I am here on the floor to support my friend Senator Rand Paul, and to encourage my Senate colleagues to support his proposed amendment to the National Defense Authorization Act.

In the Declaration of Independence, the Founding Fathers lodged the following grievance against King George III: [QUOTE] “He has affected to render the military independent of and superior to civil power.”

A decade later, the Founders included a safeguard in the Constitution so that “civil power”—in other words, the people and their representatives—would play an important role in matters of war and peace.

The safeguard is all of seven words: [QUOTE] “The Congress shall have Power . . . to declare War.”

Today, this safeguard—this crucial check on government—has been eroded in subtle and alarming ways.

Congressional authorizations of military force are being contorted to justify wars with an ever-growing list of adversaries—without any input from Congress or the American people about whether we should be fighting those wars in the first place.

Senator Paul has introduced an amendment to sunset two such authorizations: The 2001 Authorization of Military Force against the perpetrators of 9/11, and the 2002 Authorization of Military Force against the Hussein regime in Iraq.

I support my colleague’s amendment because the world has changed and our adversaries have changed since those authorizations were passed.

Osama bin Laden is dead. Saddam Hussein is dead. His statue in Firdos Square came down almost a decade and a half ago.

Yet thousands of American troops are still serving in Middle East wars based on the same authorizations Congress granted nearly two decades ago.

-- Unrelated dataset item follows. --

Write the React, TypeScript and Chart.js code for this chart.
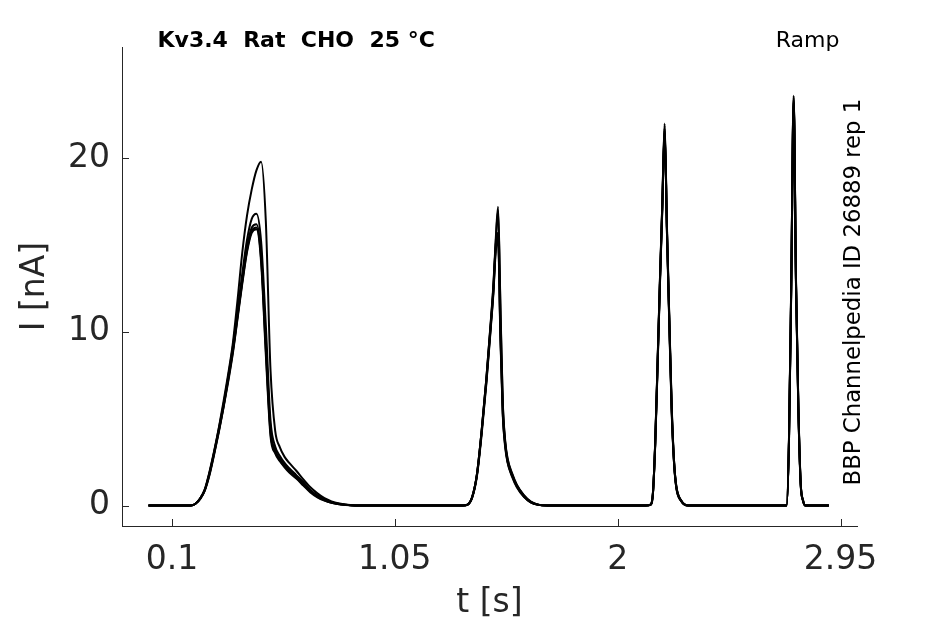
import React, { useEffect, useRef } from "react";
import { Chart, registerables } from "chart.js";

Chart.register(...registerables);

// shared time base of the sweeps [s]
const tSec = [
  0, 0.18, 0.2, 0.22, 0.24, 0.26, 0.28, 0.3, 0.32, 0.34, 0.36, 0.38, 0.4, 0.42, 0.44, 0.46,
  0.48, 0.5, 0.52, 0.54, 0.56, 0.58, 0.6, 0.63, 0.66, 0.69, 0.72, 0.75, 0.78, 0.82, 0.86, 0.9,
  1.34, 1.36, 1.38, 1.4, 1.42, 1.44, 1.46, 1.47, 1.48, 1.49, 1.5, 1.51, 1.52, 1.53, 1.55, 1.57,
  1.6, 1.63, 1.66, 1.7,
  2.12, 2.14, 2.15, 2.16, 2.17, 2.18, 2.19, 2.2, 2.21, 2.22, 2.23, 2.24, 2.25, 2.27, 2.3,
  2.7, 2.72, 2.73, 2.74, 2.75, 2.76, 2.77, 2.78, 2.79, 2.8, 2.9,
];

// current per sweep [nA]
const rep1 = [
  0, 0, 0.1, 0.4, 0.95, 1.95, 3.15, 4.5, 6.0, 7.6, 9.4, 11.9, 14.6, 16.7, 18.2, 19.3,
  19.8, 16.4, 7.8, 4.3, 3.35, 2.8, 2.45, 2.0, 1.5, 1.05, 0.7, 0.42, 0.24, 0.1, 0.03, 0,
  0, 0.05, 0.5, 1.8, 4.3, 7.3, 10.8, 12.7, 15.3, 17.2, 11.6, 6.0, 3.8, 2.75, 1.85, 1.2,
  0.6, 0.22, 0.05, 0,
  0, 0.05, 0.7, 3.7, 8.3, 13.0, 17.4, 22.0, 16.0, 10.8, 5.8, 2.6, 1.1, 0.3, 0,
  0, 0, 3.8, 13.2, 23.6, 13.0, 5.8, 1.3, 0.3, 0, 0,
];
const rep2 = [
  0, 0, 0.1, 0.4, 0.9, 1.9, 3.1, 4.45, 5.85, 7.45, 9.2, 11.3, 13.4, 15.3, 16.5, 16.8,
  15.2, 10.4, 4.9, 3.4, 2.85, 2.45, 2.15, 1.75, 1.35, 0.9, 0.58, 0.34, 0.19, 0.08, 0.02, 0,
  0, 0.05, 0.5, 1.8, 4.3, 7.3, 10.7, 12.6, 15.1, 17.0, 11.4, 5.9, 3.7, 2.7, 1.8, 1.15,
  0.58, 0.2, 0.05, 0,
  0, 0.05, 0.7, 3.7, 8.3, 13.0, 17.3, 21.9, 15.9, 10.7, 5.7, 2.6, 1.1, 0.3, 0,
  0, 0, 3.8, 13.1, 23.5, 12.9, 5.7, 1.3, 0.3, 0, 0,
];
const rep3 = [
  0, 0, 0.1, 0.4, 0.9, 1.85, 3.05, 4.35, 5.75, 7.35, 9.0, 11.0, 13.0, 14.9, 16.0, 16.2,
  14.5, 9.4, 4.4, 3.2, 2.7, 2.35, 2.05, 1.7, 1.3, 0.85, 0.55, 0.32, 0.18, 0.07, 0.02, 0,
  0, 0.05, 0.5, 1.8, 4.3, 7.2, 10.6, 12.4, 15.0, 15.7, 10.0, 5.5, 3.6, 2.6, 1.75, 1.15,
  0.55, 0.2, 0.05, 0,
  0, 0.05, 0.68, 3.65, 8.2, 12.9, 17.2, 21.7, 15.8, 10.6, 5.6, 2.5, 1.05, 0.28, 0,
  0, 0, 3.7, 13.0, 23.4, 12.8, 5.6, 1.25, 0.28, 0, 0,
];
const rep4 = [
  0, 0, 0.1, 0.38, 0.88, 1.8, 3.0, 4.3, 5.7, 7.25, 8.9, 10.9, 12.9, 14.7, 15.8, 16.0,
  14.2, 9.0, 4.2, 3.1, 2.6, 2.25, 1.95, 1.6, 1.2, 0.8, 0.5, 0.3, 0.16, 0.06, 0.02, 0,
  0, 0.05, 0.48, 1.75, 4.2, 7.1, 10.5, 12.3, 14.8, 15.5, 9.8, 5.3, 3.5, 2.55, 1.7, 1.1,
  0.52, 0.18, 0.04, 0,
  0, 0.04, 0.66, 3.6, 8.1, 12.8, 17.1, 21.6, 15.7, 10.5, 5.5, 2.5, 1.0, 0.27, 0,
  0, 0, 3.7, 12.9, 23.3, 12.7, 5.6, 1.2, 0.27, 0, 0,
];
const rep5 = [
  0, 0, 0.1, 0.37, 0.86, 1.75, 2.95, 4.25, 5.65, 7.15, 8.8, 10.8, 12.8, 14.6, 15.7, 15.9,
  14.0, 8.7, 4.0, 3.0, 2.55, 2.2, 1.9, 1.55, 1.15, 0.75, 0.47, 0.28, 0.15, 0.06, 0.01, 0,
  0, 0.04, 0.46, 1.7, 4.1, 7.0, 10.4, 12.2, 14.6, 15.3, 9.6, 5.2, 3.4, 2.5, 1.65, 1.05,
  0.5, 0.17, 0.04, 0,
  0, 0.04, 0.65, 3.55, 8.0, 12.7, 17.0, 21.5, 15.6, 10.4, 5.4, 2.45, 1.0, 0.26, 0,
  0, 0, 3.6, 12.8, 23.2, 12.6, 5.5, 1.2, 0.26, 0, 0,
];
const sweeps = [rep1, rep2, rep3, rep4, rep5];

const xTicks = [0.1, 1.05, 2, 2.95];
const yTicks = [0, 10, 20];

const titleText = "Kv3.4  Rat  CHO  25 °C";
const protocolText = "Ramp";
const sourceText = "BBP Channelpedia ID 26889 rep 1";

const AXIS = "#262626";
const FONT = '"DejaVu Sans", Verdana, sans-serif';

// inward tick marks + the header / side annotations
const decorations = {
  id: "decorations",
  afterDraw(chart: any) {
    const { ctx, chartArea, scales } = chart;
    ctx.save();
    ctx.strokeStyle = AXIS;
    ctx.lineWidth = 1;
    ctx.beginPath();
    for (const v of xTicks) {
      const px = Math.round(scales.x.getPixelForValue(v)) + 0.5;
      ctx.moveTo(px, chartArea.bottom);
      ctx.lineTo(px, chartArea.bottom - 7);
    }
    for (const v of yTicks) {
      const py = Math.round(scales.y.getPixelForValue(v)) + 0.5;
      ctx.moveTo(chartArea.left, py);
      ctx.lineTo(chartArea.left + 7, py);
    }
    ctx.stroke();

    ctx.fillStyle = "#000";
    ctx.textBaseline = "alphabetic";
    ctx.font = `bold 22px ${FONT}`;
    ctx.textAlign = "left";
    ctx.fillText(titleText, 157.5, 47);

    ctx.font = `22px ${FONT}`;
    ctx.textAlign = "right";
    ctx.fillText(protocolText, 839.5, 47);

    ctx.translate(860, 485.5);
    ctx.rotate(-Math.PI / 2);
    ctx.font = `22.8px ${FONT}`;
    ctx.textAlign = "left";
    ctx.fillText(sourceText, 0, 0);
    ctx.restore();
  },
};

export default function App() {
  const canvasRef = useRef<HTMLCanvasElement>(null);

  useEffect(() => {
    if (!canvasRef.current) return;
    const chart = new Chart(canvasRef.current, {
      type: "line",
      data: {
        datasets: sweeps.map((rep, k) => ({
          label: `sweep ${k + 1}`,
          data: tSec.map((t, i) => ({ x: t, y: rep[i] })),
          borderColor: "#000",
          borderWidth: 2,
          pointRadius: 0,
          cubicInterpolationMode: "monotone" as const,
          fill: false,
        })),
      },
      options: {
        responsive: false,
        animation: false,
        layout: { padding: { top: 47, right: 88, left: 0, bottom: 0 } },
        plugins: {
          legend: { display: false },
          tooltip: { enabled: false },
        },
        scales: {
          x: {
            type: "linear",
            min: -0.113,
            max: 3.02,
            afterBuildTicks: (s: any) => {
              s.ticks = xTicks.map((v) => ({ value: v }));
            },
            afterFit: (s: any) => {
              s.height = 98;
            },
            grid: { display: true, drawOnChartArea: false, drawTicks: false },
            border: { display: true, color: AXIS, width: 1 },
            ticks: {
              color: AXIS,
              font: { family: FONT, size: 33 },
              padding: 15,
              maxRotation: 0,
              autoSkip: false,
              callback: (v: any) => String(v),
            },
            title: {
              display: true,
              text: "t [s]",
              color: AXIS,
              font: { family: FONT, size: 33 },
              padding: { top: 0, bottom: 1 },
            },
          },
          y: {
            type: "linear",
            min: -1.18,
            max: 26.4,
            afterBuildTicks: (s: any) => {
              s.ticks = yTicks.map((v) => ({ value: v }));
            },
            afterFit: (s: any) => {
              s.width = 122;
            },
            grid: { display: true, drawOnChartArea: false, drawTicks: false },
            border: { display: true, color: AXIS, width: 1 },
            ticks: {
              color: AXIS,
              font: { family: FONT, size: 33 },
              padding: 12,
              autoSkip: false,
              callback: (v: any) => String(v),
            },
            title: {
              display: true,
              text: "I [nA]",
              color: AXIS,
              font: { family: FONT, size: 33 },
              padding: { top: 16, bottom: 0 },
            },
          },
        },
      },
      plugins: [decorations],
    });
    return () => chart.destroy();
  }, []);

  return (
    <div style={{ position: "absolute", left: 0, top: 0, width: 945, height: 624, background: "#fff" }}>
      <canvas ref={canvasRef} width={945} height={624} style={{ display: "block" }} />
    </div>
  );
}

Instead of changing these authorizations to reflect a changing world, politicians have used the old authorizations to start new wars. Wars in countries other than Iraq and Afghanistan, against adversaries that had nothing to do with 9/11.

The 2001 AUMF has been used to justify a drone war across the Middle East . . . without a debate or vote in Congress.

It has been used to justify air wars in Libya and Yemen . . . without a debate or vote in Congress.

And it has been used to justify military action against the Islamic State terrorist group . . . without a debate or vote in Congress.

Some of these military actions may be justified. But the best way to determine whether they are is to submit them to scrutiny—to debate and a vote in Congress.

As many of you know, we are in the midst of a populist revolt against Washington, D.C.

Senator Paul and I were elected in the first wave of this revolt—the Tea Party election of 2010.

He and I have listened to countless Americans voice their grievances against Washington.

The gist of their complaint is this: They do not feel like their interests are being taken into account in Washington, D.C.

Bit by bit, they have watched their representatives cede decision-making power to unelected, unaccountable bureaucrats in the executive branch. 

They have watched as a “Washington consensus” has emerged on issues that was shared nowhere else but in Washington.

If you understand these concerns—that Washington, D.C. is deeply unrepresentative of much of the country—then you understand a lot about our populist moment.

And it applies to foreign policy as well as domestic policy. To how our government conducts itself abroad as well as at home.

A decade and a half after the terrorist attacks on September 11th, the American people want a place at the table in decisions about war and peace, life and death. They want to be represented in decisions that concern them—and their sons and daughters—so intimately.

If we do not give the American people these things—do not listen to their concerns, advocate for them in the legislative branch, and vote on them openly—, then we are failing them as representatives and ignoring the Constitution.

That is why I am supporting Senator Paul’s amendment. I hope my colleagues join me so this issue can get the vote it deserves.